-- Source excerpt start --
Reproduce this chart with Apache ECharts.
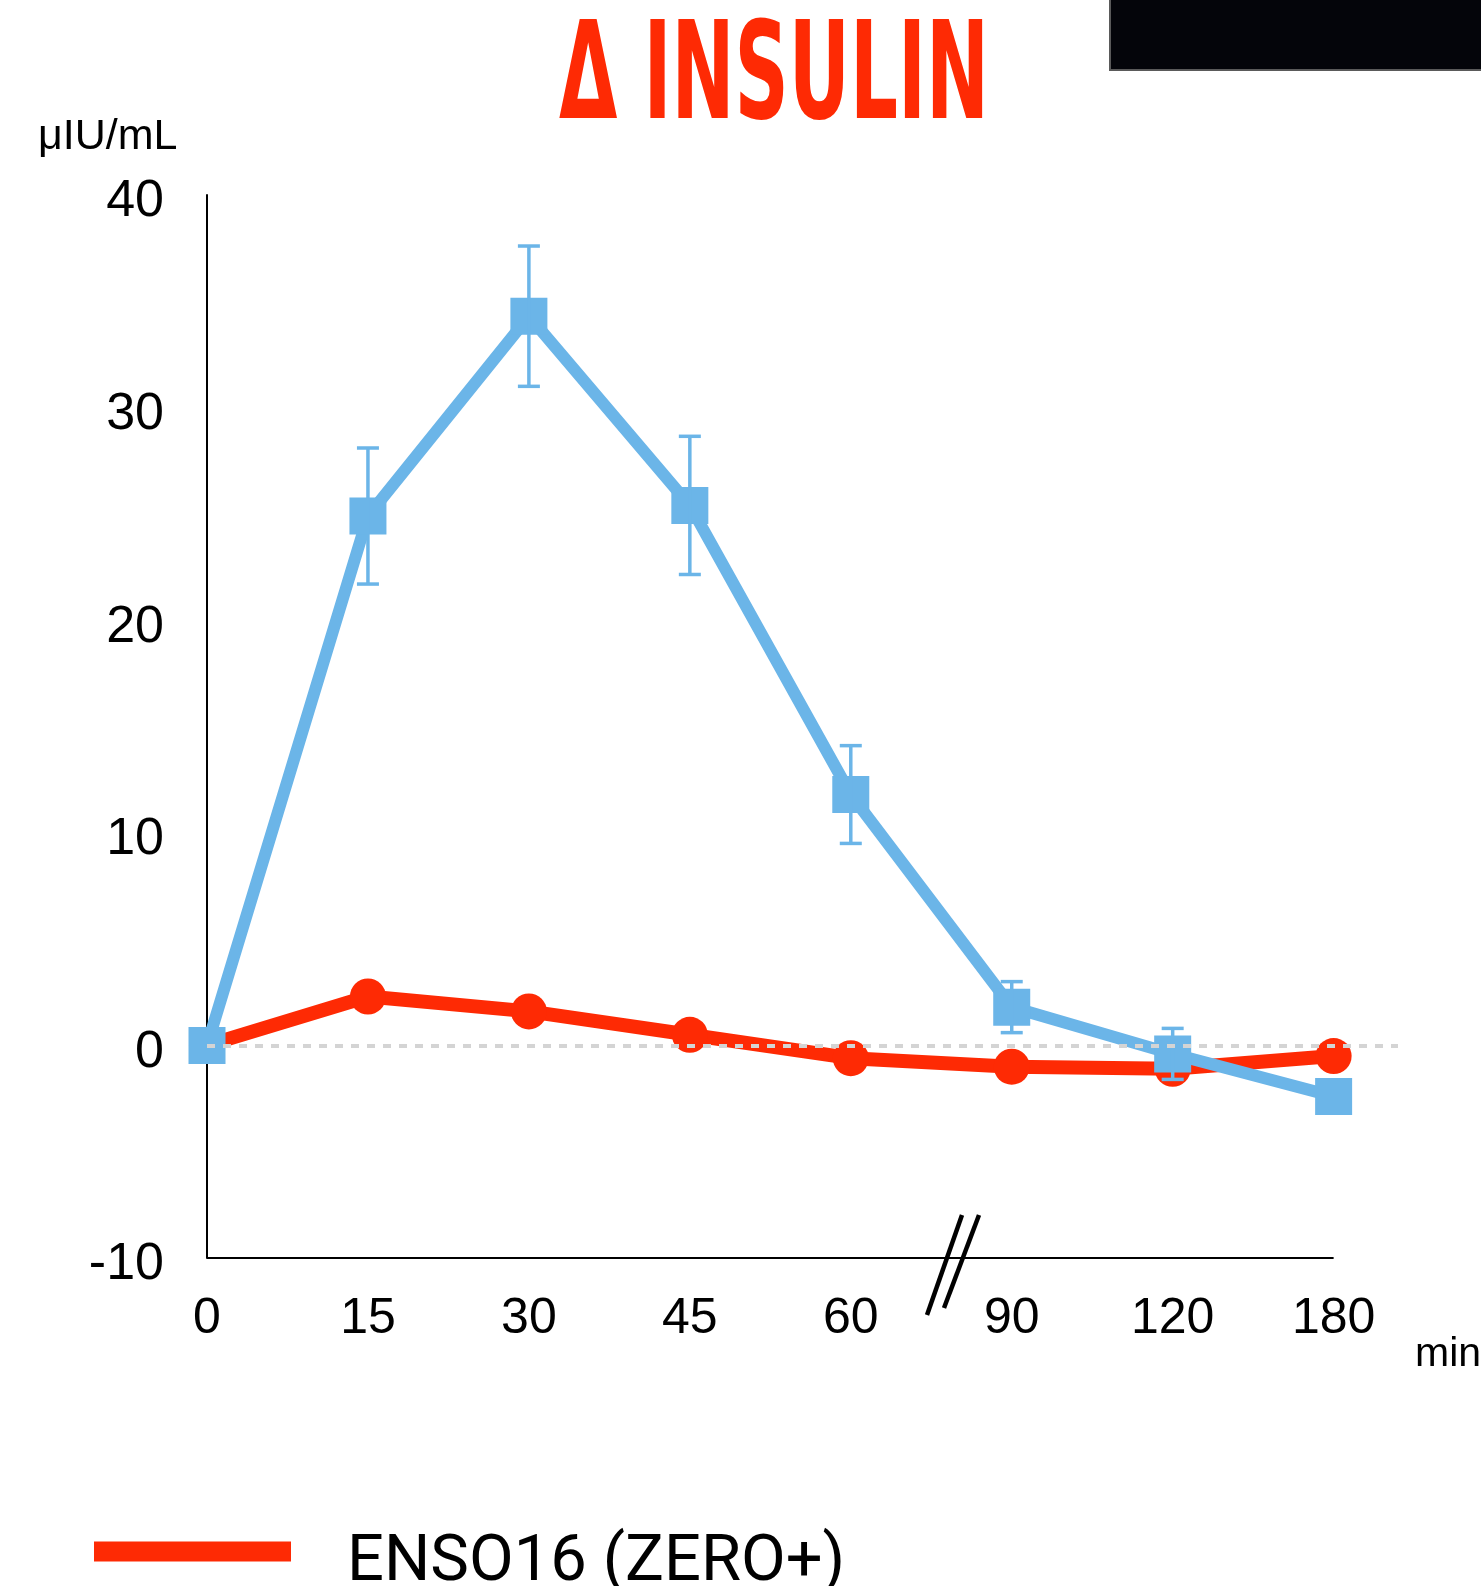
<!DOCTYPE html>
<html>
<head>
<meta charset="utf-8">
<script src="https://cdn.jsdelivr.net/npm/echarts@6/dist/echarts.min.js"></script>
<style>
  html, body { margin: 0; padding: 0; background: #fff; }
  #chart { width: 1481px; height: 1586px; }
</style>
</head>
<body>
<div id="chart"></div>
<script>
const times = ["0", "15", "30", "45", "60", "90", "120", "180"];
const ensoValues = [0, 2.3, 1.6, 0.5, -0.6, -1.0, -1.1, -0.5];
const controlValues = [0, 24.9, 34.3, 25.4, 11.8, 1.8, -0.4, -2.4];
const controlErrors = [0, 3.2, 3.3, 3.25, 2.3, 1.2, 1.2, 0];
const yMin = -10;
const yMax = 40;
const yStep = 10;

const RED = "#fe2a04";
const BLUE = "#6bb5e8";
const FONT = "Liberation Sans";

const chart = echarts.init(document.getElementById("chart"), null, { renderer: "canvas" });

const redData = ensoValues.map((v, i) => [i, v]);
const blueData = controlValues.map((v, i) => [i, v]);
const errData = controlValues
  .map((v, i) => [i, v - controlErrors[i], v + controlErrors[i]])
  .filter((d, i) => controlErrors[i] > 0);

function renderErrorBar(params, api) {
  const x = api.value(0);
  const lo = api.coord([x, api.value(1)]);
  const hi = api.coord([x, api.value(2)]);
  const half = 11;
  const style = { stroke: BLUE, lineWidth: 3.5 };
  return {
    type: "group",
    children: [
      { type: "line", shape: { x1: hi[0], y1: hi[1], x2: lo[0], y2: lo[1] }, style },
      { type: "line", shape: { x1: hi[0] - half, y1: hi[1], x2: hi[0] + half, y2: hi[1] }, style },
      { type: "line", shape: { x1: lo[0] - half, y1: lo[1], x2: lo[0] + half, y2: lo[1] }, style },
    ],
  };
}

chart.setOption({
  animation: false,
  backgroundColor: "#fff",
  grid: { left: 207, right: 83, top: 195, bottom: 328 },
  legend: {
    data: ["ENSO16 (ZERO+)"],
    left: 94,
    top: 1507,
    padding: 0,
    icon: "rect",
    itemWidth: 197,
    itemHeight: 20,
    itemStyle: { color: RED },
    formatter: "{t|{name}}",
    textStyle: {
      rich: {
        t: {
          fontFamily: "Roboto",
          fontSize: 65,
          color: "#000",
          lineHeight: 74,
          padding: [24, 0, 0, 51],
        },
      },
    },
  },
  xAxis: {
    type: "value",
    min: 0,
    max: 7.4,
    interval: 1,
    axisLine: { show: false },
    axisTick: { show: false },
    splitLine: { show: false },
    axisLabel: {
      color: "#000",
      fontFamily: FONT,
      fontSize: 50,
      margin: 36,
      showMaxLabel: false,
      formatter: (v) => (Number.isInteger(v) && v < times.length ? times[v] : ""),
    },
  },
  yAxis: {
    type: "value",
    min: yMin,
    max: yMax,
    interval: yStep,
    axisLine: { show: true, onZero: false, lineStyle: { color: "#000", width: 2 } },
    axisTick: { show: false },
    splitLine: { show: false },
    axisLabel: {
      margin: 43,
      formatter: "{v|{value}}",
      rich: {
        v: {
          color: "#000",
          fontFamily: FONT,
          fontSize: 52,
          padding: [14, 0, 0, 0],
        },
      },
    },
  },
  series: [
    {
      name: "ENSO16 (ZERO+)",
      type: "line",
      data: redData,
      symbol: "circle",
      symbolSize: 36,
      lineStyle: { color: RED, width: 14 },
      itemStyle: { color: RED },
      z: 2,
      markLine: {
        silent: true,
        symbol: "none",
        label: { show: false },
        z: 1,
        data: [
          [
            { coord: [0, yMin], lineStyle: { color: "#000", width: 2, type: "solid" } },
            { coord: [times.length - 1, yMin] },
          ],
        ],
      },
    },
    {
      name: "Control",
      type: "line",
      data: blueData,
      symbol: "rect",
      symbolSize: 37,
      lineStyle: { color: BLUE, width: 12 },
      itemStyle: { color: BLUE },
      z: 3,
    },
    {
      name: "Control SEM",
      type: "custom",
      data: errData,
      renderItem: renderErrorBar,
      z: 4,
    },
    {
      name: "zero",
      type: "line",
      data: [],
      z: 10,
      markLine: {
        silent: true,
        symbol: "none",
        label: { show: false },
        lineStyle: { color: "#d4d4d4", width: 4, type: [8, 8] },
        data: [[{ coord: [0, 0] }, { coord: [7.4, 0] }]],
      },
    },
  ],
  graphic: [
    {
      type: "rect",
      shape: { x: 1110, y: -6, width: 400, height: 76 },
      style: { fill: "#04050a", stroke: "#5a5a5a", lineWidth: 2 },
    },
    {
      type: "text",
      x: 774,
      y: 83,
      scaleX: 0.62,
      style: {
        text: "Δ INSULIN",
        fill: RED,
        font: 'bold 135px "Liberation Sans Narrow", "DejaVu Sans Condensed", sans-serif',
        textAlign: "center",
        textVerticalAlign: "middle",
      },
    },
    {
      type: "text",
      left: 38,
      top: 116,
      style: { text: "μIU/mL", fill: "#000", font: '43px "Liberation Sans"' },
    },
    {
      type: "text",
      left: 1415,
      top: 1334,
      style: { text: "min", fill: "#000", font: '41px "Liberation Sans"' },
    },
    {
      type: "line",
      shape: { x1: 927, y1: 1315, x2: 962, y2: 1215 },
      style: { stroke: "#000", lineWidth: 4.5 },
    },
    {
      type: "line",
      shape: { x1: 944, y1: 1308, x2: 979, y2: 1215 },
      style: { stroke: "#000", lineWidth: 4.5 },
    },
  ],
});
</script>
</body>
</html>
-- Source excerpt end --
### Directions
Copy exactly the lines running from the beginning of the listing through the line that has "controlErrors[i] > 0);". Drop the pictures.

### Solution
Reproduce this chart with Apache ECharts.
<!DOCTYPE html>
<html>
<head>
<meta charset="utf-8">
<script src="https://cdn.jsdelivr.net/npm/echarts@6/dist/echarts.min.js"></script>
<style>
  html, body { margin: 0; padding: 0; background: #fff; }
  #chart { width: 1481px; height: 1586px; }
</style>
</head>
<body>
<div id="chart"></div>
<script>
const times = ["0", "15", "30", "45", "60", "90", "120", "180"];
const ensoValues = [0, 2.3, 1.6, 0.5, -0.6, -1.0, -1.1, -0.5];
const controlValues = [0, 24.9, 34.3, 25.4, 11.8, 1.8, -0.4, -2.4];
const controlErrors = [0, 3.2, 3.3, 3.25, 2.3, 1.2, 1.2, 0];
const yMin = -10;
const yMax = 40;
const yStep = 10;

const RED = "#fe2a04";
const BLUE = "#6bb5e8";
const FONT = "Liberation Sans";

const chart = echarts.init(document.getElementById("chart"), null, { renderer: "canvas" });

const redData = ensoValues.map((v, i) => [i, v]);
const blueData = controlValues.map((v, i) => [i, v]);
const errData = controlValues
  .map((v, i) => [i, v - controlErrors[i], v + controlErrors[i]])
  .filter((d, i) => controlErrors[i] > 0);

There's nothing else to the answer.